(COLLECTED DATA)

•••••

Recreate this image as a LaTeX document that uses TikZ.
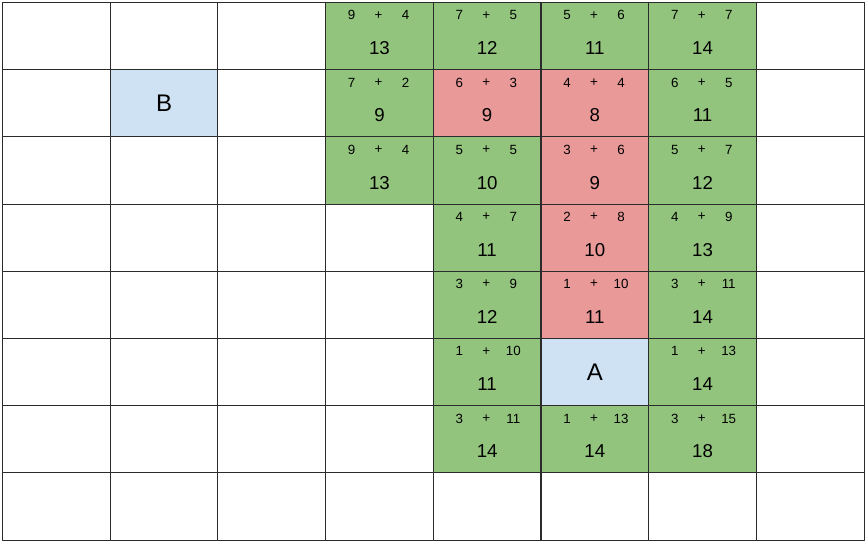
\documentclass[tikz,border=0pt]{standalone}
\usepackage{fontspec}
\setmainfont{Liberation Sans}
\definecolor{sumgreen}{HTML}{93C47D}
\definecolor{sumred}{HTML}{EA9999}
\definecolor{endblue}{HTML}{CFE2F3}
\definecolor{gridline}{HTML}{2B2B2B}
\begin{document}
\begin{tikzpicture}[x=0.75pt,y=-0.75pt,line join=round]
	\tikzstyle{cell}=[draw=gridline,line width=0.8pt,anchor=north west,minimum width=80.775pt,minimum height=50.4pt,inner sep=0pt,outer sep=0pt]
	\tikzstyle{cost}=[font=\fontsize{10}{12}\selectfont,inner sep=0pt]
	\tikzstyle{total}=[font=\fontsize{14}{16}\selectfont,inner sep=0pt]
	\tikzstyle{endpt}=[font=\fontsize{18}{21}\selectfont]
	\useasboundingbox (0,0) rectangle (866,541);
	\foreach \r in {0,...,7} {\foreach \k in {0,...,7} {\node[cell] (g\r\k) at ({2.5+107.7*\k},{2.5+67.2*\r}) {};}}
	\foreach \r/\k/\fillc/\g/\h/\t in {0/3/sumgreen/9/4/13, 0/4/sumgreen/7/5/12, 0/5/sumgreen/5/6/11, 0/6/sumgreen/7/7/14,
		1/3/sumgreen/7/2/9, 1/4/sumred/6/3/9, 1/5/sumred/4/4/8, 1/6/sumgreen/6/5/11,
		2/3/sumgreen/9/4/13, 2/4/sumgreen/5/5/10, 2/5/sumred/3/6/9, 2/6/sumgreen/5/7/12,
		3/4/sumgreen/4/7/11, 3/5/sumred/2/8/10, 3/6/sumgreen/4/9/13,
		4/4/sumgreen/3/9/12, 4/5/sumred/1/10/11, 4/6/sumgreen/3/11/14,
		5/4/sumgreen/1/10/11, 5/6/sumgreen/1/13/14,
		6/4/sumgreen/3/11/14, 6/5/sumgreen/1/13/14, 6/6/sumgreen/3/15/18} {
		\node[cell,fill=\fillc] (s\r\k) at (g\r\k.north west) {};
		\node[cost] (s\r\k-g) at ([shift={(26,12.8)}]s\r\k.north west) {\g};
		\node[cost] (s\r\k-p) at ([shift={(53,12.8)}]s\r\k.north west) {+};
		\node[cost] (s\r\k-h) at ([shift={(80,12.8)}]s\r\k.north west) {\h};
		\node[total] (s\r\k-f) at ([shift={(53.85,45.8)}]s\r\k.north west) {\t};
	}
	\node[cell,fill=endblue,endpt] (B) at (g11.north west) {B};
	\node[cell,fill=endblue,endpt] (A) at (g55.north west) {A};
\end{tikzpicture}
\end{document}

•••••

(SHORT EXERCISE) From the material above, reproduce everything verbatim except the pictures.

(ANSWER TO THIS PROBLEM)
Recreate this image as a LaTeX document that uses TikZ.
\documentclass[tikz,border=0pt]{standalone}
\usepackage{fontspec}
\setmainfont{Liberation Sans}
\definecolor{sumgreen}{HTML}{93C47D}
\definecolor{sumred}{HTML}{EA9999}
\definecolor{endblue}{HTML}{CFE2F3}
\definecolor{gridline}{HTML}{2B2B2B}
\begin{document}
\begin{tikzpicture}[x=0.75pt,y=-0.75pt,line join=round]
	\tikzstyle{cell}=[draw=gridline,line width=0.8pt,anchor=north west,minimum width=80.775pt,minimum height=50.4pt,inner sep=0pt,outer sep=0pt]
	\tikzstyle{cost}=[font=\fontsize{10}{12}\selectfont,inner sep=0pt]
	\tikzstyle{total}=[font=\fontsize{14}{16}\selectfont,inner sep=0pt]
	\tikzstyle{endpt}=[font=\fontsize{18}{21}\selectfont]
	\useasboundingbox (0,0) rectangle (866,541);
	\foreach \r in {0,...,7} {\foreach \k in {0,...,7} {\node[cell] (g\r\k) at ({2.5+107.7*\k},{2.5+67.2*\r}) {};}}
	\foreach \r/\k/\fillc/\g/\h/\t in {0/3/sumgreen/9/4/13, 0/4/sumgreen/7/5/12, 0/5/sumgreen/5/6/11, 0/6/sumgreen/7/7/14,
		1/3/sumgreen/7/2/9, 1/4/sumred/6/3/9, 1/5/sumred/4/4/8, 1/6/sumgreen/6/5/11,
		2/3/sumgreen/9/4/13, 2/4/sumgreen/5/5/10, 2/5/sumred/3/6/9, 2/6/sumgreen/5/7/12,
		3/4/sumgreen/4/7/11, 3/5/sumred/2/8/10, 3/6/sumgreen/4/9/13,
		4/4/sumgreen/3/9/12, 4/5/sumred/1/10/11, 4/6/sumgreen/3/11/14,
		5/4/sumgreen/1/10/11, 5/6/sumgreen/1/13/14,
		6/4/sumgreen/3/11/14, 6/5/sumgreen/1/13/14, 6/6/sumgreen/3/15/18} {
		\node[cell,fill=\fillc] (s\r\k) at (g\r\k.north west) {};
		\node[cost] (s\r\k-g) at ([shift={(26,12.8)}]s\r\k.north west) {\g};
		\node[cost] (s\r\k-p) at ([shift={(53,12.8)}]s\r\k.north west) {+};
		\node[cost] (s\r\k-h) at ([shift={(80,12.8)}]s\r\k.north west) {\h};
		\node[total] (s\r\k-f) at ([shift={(53.85,45.8)}]s\r\k.north west) {\t};
	}
	\node[cell,fill=endblue,endpt] (B) at (g11.north west) {B};
	\node[cell,fill=endblue,endpt] (A) at (g55.north west) {A};
\end{tikzpicture}
\end{document}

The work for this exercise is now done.